-- BEGIN --

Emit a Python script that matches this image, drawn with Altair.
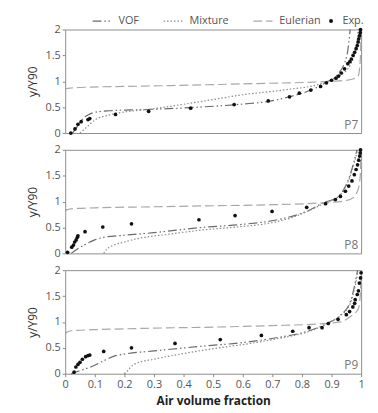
import altair as alt
import pandas as pd

line_names = ["VOF", "Mixture", "Eulerian"]
line_colors = ["#6a6a6a", "#8a8a8a", "#a8a8a8"]
line_dashes = [[9, 3, 1.5, 2.5, 1.5, 3], [1.5, 2], [9, 4]]
exp_name = "Exp."
exp_color = "#111111"
series_names = line_names + [exp_name]

panel_names = ["P7", "P8", "P9"]

# ---------------- P7 ----------------
p7_vof_x = [0.025, 0.04, 0.06, 0.08, 0.1, 0.15, 0.3, 0.45, 0.6, 0.686, 0.758, 0.83, 0.886, 0.919, 0.952, 0.963]
p7_vof_y = [0.0, 0.12, 0.28, 0.36, 0.4, 0.43, 0.46, 0.5, 0.56, 0.61, 0.70, 0.83, 0.99, 1.12, 1.5, 2.0]
p7_mix_x = [0.05, 0.07, 0.1, 0.15, 0.3, 0.45, 0.6, 0.75, 0.85, 0.897, 0.93, 0.963, 0.986, 0.99]
p7_mix_y = [0.0, 0.1, 0.25, 0.35, 0.47, 0.6, 0.74, 0.84, 0.93, 1.02, 1.12, 1.31, 1.75, 2.0]
p7_eul_x = [0.0, 0.005, 0.02, 0.05, 0.3, 0.6, 0.9, 0.95, 0.975, 0.99, 0.997, 1.0]
p7_eul_y = [0.82, 0.86, 0.87, 0.88, 0.91, 0.95, 1.0, 1.02, 1.05, 1.1, 1.4, 2.0]
p7_exp_x = [0.019, 0.033, 0.043, 0.054, 0.077, 0.083, 0.17, 0.282, 0.424, 0.571, 0.686, 0.758,
            0.791, 0.83, 0.863, 0.883, 0.9, 0.915, 0.924, 0.933, 0.944, 0.955, 0.962, 0.967,
            0.973, 0.978, 0.983, 0.987, 0.99, 0.992, 0.995, 0.997, 0.998]
p7_exp_y = [0.0, 0.08, 0.17, 0.22, 0.26, 0.28, 0.36, 0.42, 0.48, 0.55, 0.62, 0.70,
            0.77, 0.83, 0.9, 0.97, 1.02, 1.06, 1.1, 1.16, 1.24, 1.34, 1.38, 1.43,
            1.5, 1.56, 1.63, 1.69, 1.76, 1.82, 1.88, 1.94, 2.0]

# ---------------- P8 ----------------
p8_vof_x = [0.02, 0.04, 0.07, 0.1, 0.13, 0.2, 0.3, 0.46, 0.597, 0.708, 0.819, 0.874, 0.919, 0.963, 0.986]
p8_vof_y = [0.0, 0.08, 0.18, 0.26, 0.31, 0.35, 0.4, 0.5, 0.56, 0.64, 0.82, 0.98, 1.08, 1.52, 2.0]
p8_mix_x = [0.13, 0.14, 0.16, 0.2, 0.24, 0.35, 0.46, 0.58, 0.686, 0.76, 0.83, 0.88, 0.921, 0.965, 0.988]
p8_mix_y = [0.0, 0.08, 0.15, 0.22, 0.28, 0.37, 0.45, 0.51, 0.58, 0.68, 0.84, 0.98, 1.08, 1.52, 2.0]
p8_eul_x = [0.0, 0.005, 0.02, 0.1, 0.3, 0.5, 0.7, 0.85, 0.941, 0.974, 0.991, 0.997, 1.0]
p8_eul_y = [0.8, 0.84, 0.86, 0.88, 0.9, 0.92, 0.94, 0.97, 1.01, 1.08, 1.26, 1.5, 2.0]
p8_exp_x = [0.008, 0.022, 0.028, 0.032, 0.037, 0.041, 0.043, 0.067, 0.127, 0.224, 0.452, 0.574,
            0.699, 0.816, 0.88, 0.913, 0.93, 0.947, 0.958, 0.969, 0.977, 0.983, 0.988, 0.992,
            0.995, 0.997, 0.998]
p8_exp_y = [0.02, 0.12, 0.16, 0.22, 0.26, 0.31, 0.34, 0.42, 0.51, 0.57, 0.65, 0.73,
            0.81, 0.89, 0.96, 1.04, 1.1, 1.2, 1.3, 1.4, 1.52, 1.62, 1.71, 1.8,
            1.88, 1.94, 2.0]

# ---------------- P9 ----------------
p9_vof_x = [0.02, 0.05, 0.086, 0.13, 0.165, 0.2, 0.3, 0.46, 0.597, 0.708, 0.819, 0.886, 0.93, 0.963, 0.98, 0.988]
p9_vof_y = [0.0, 0.06, 0.13, 0.25, 0.34, 0.38, 0.44, 0.53, 0.6, 0.69, 0.82, 0.975, 1.13, 1.38, 1.76, 2.0]
p9_mix_x = [0.2, 0.21, 0.222, 0.24, 0.3, 0.41, 0.52, 0.62, 0.72, 0.82, 0.886, 0.93, 0.963, 0.98, 0.99]
p9_mix_y = [0.0, 0.05, 0.13, 0.2, 0.28, 0.4, 0.5, 0.58, 0.68, 0.81, 0.97, 1.12, 1.35, 1.7, 2.0]
p9_eul_x = [0.0, 0.005, 0.02, 0.1, 0.3, 0.5, 0.7, 0.85, 0.93, 0.963, 0.991, 0.997, 1.0]
p9_eul_y = [0.75, 0.8, 0.83, 0.85, 0.88, 0.9, 0.93, 0.96, 1.0, 1.1, 1.26, 1.5, 2.0]
p9_exp_x = [0.03, 0.036, 0.043, 0.05, 0.058, 0.069, 0.077, 0.083, 0.13, 0.224, 0.371, 0.524,
            0.663, 0.769, 0.824, 0.868, 0.889, 0.922, 0.95, 0.961, 0.972, 0.978, 0.98, 0.987,
            0.991, 0.994, 0.998, 1.0]
p9_exp_y = [0.03, 0.13, 0.18, 0.22, 0.28, 0.33, 0.35, 0.36, 0.43, 0.5, 0.585, 0.66,
            0.74, 0.82, 0.89, 0.89, 0.97, 1.05, 1.14, 1.2, 1.29, 1.36, 1.43, 1.53,
            1.6, 1.75, 1.85, 1.95]

y_tick_count = 4   # 0, 0.5, 1, 1.5, 2
x_tick_count = 10  # 0, 0.1, ..., 1

panels = {
    "P7": [(p7_vof_x, p7_vof_y), (p7_mix_x, p7_mix_y), (p7_eul_x, p7_eul_y), (p7_exp_x, p7_exp_y)],
    "P8": [(p8_vof_x, p8_vof_y), (p8_mix_x, p8_mix_y), (p8_eul_x, p8_eul_y), (p8_exp_x, p8_exp_y)],
    "P9": [(p9_vof_x, p9_vof_y), (p9_mix_x, p9_mix_y), (p9_eul_x, p9_eul_y), (p9_exp_x, p9_exp_y)],
}

FONT = "Open Sans"

color_scale = alt.Scale(domain=line_names, range=line_colors)
dash_scale = alt.Scale(domain=line_names, range=line_dashes)
fill_scale = alt.Scale(domain=[exp_name], range=[exp_color])

line_legend = alt.Legend(
    title=None, orient="none", direction="horizontal", legendX=27, legendY=-19,
    symbolType="stroke", symbolSize=380, symbolStrokeWidth=1.3,
    labelFont=FONT, labelFontSize=11, labelColor="#555", labelOffset=6,
    columnPadding=22, gridAlign="none",
)
exp_legend = alt.Legend(
    title=None, orient="none", direction="horizontal", legendX=264, legendY=-14,
    symbolType="circle", symbolSize=16, symbolStrokeWidth=0,
    labelFont=FONT, labelFontSize=11, labelColor="#555", labelOffset=6,
)


def make_panel(name, show_x):
    rows = []
    for s, (xs, ys) in zip(series_names, panels[name]):
        for i, (xv, yv) in enumerate(zip(xs, ys)):
            rows.append({"series": s, "x": xv, "y": yv, "i": i})
    df = pd.DataFrame(rows)
    if show_x:
        x_axis = alt.Axis(tickCount=x_tick_count, format="~g", title="Air volume fraction",
                          titleFont=FONT, titleFontSize=12, titleFontWeight="bold",
                          titleColor="#222", titlePadding=6, labelPadding=2,
                          labelOverlap=False, labelFlush=False)
    else:
        x_axis = None
    xenc = alt.X("x:Q", scale=alt.Scale(domain=[0, 1], nice=False, zero=False), axis=x_axis)
    yenc = alt.Y("y:Q", scale=alt.Scale(domain=[0, 2], nice=False),
                 axis=alt.Axis(tickCount=y_tick_count, format="~g", title="y/Y90",
                               titleFont=FONT, titleFontSize=12, titleFontWeight="normal",
                               titleColor="#333", titlePadding=6, labelOverlap=False,
                               labelFlush=False))
    base = alt.Chart(df)
    lines = base.transform_filter(alt.datum.series != exp_name).mark_line(
        strokeWidth=1.2, interpolate="monotone"
    ).encode(
        x=xenc, y=yenc,
        color=alt.Color("series:N", scale=color_scale, legend=line_legend),
        strokeDash=alt.StrokeDash("series:N", scale=dash_scale, legend=line_legend),
        detail="series:N",
    )
    pts = base.transform_filter(alt.datum.series == exp_name).mark_circle(
        size=14, opacity=1
    ).encode(
        x=xenc, y=yenc,
        fill=alt.Fill("series:N", scale=fill_scale, legend=exp_legend),
    )
    label = alt.Chart(pd.DataFrame({"t": [name]})).mark_text(
        align="right", baseline="bottom", font=FONT, fontSize=12, color="#777"
    ).encode(x=alt.datum(0.99), y=alt.datum(0.03), text="t:N")
    return alt.layer(lines, pts, label).properties(width=300, height=105)


chart = alt.vconcat(
    make_panel("P7", False),
    make_panel("P8", False),
    make_panel("P9", True),
    spacing=4,
).resolve_scale(x="shared", color="shared", strokeDash="shared", fill="shared").properties(
    padding={"left": 18, "top": 0, "right": 5, "bottom": 0}
).configure_view(
    stroke="#8c8c8c", strokeWidth=1
).configure_axis(
    domain=False, grid=False, tickColor="#888", tickSize=3,
    labelFont=FONT, labelFontSize=11, labelColor="#555"
)

chart.save("out.html", embed_options={"renderer": "svg", "actions": False})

-- END --

# WHAT THE TASK ASKS
Go from the first line of the data above to the line containing "1.5, 1.56, 1.63, 1.69, 1.76, 1.82, 1.88, 1.94, 2.0]" and retype exactly those lines, both included, but none of the pictures.

# RIGHT ANSWER
Emit a Python script that matches this image, drawn with Altair.
import altair as alt
import pandas as pd

line_names = ["VOF", "Mixture", "Eulerian"]
line_colors = ["#6a6a6a", "#8a8a8a", "#a8a8a8"]
line_dashes = [[9, 3, 1.5, 2.5, 1.5, 3], [1.5, 2], [9, 4]]
exp_name = "Exp."
exp_color = "#111111"
series_names = line_names + [exp_name]

panel_names = ["P7", "P8", "P9"]

# ---------------- P7 ----------------
p7_vof_x = [0.025, 0.04, 0.06, 0.08, 0.1, 0.15, 0.3, 0.45, 0.6, 0.686, 0.758, 0.83, 0.886, 0.919, 0.952, 0.963]
p7_vof_y = [0.0, 0.12, 0.28, 0.36, 0.4, 0.43, 0.46, 0.5, 0.56, 0.61, 0.70, 0.83, 0.99, 1.12, 1.5, 2.0]
p7_mix_x = [0.05, 0.07, 0.1, 0.15, 0.3, 0.45, 0.6, 0.75, 0.85, 0.897, 0.93, 0.963, 0.986, 0.99]
p7_mix_y = [0.0, 0.1, 0.25, 0.35, 0.47, 0.6, 0.74, 0.84, 0.93, 1.02, 1.12, 1.31, 1.75, 2.0]
p7_eul_x = [0.0, 0.005, 0.02, 0.05, 0.3, 0.6, 0.9, 0.95, 0.975, 0.99, 0.997, 1.0]
p7_eul_y = [0.82, 0.86, 0.87, 0.88, 0.91, 0.95, 1.0, 1.02, 1.05, 1.1, 1.4, 2.0]
p7_exp_x = [0.019, 0.033, 0.043, 0.054, 0.077, 0.083, 0.17, 0.282, 0.424, 0.571, 0.686, 0.758,
            0.791, 0.83, 0.863, 0.883, 0.9, 0.915, 0.924, 0.933, 0.944, 0.955, 0.962, 0.967,
            0.973, 0.978, 0.983, 0.987, 0.99, 0.992, 0.995, 0.997, 0.998]
p7_exp_y = [0.0, 0.08, 0.17, 0.22, 0.26, 0.28, 0.36, 0.42, 0.48, 0.55, 0.62, 0.70,
            0.77, 0.83, 0.9, 0.97, 1.02, 1.06, 1.1, 1.16, 1.24, 1.34, 1.38, 1.43,
            1.5, 1.56, 1.63, 1.69, 1.76, 1.82, 1.88, 1.94, 2.0]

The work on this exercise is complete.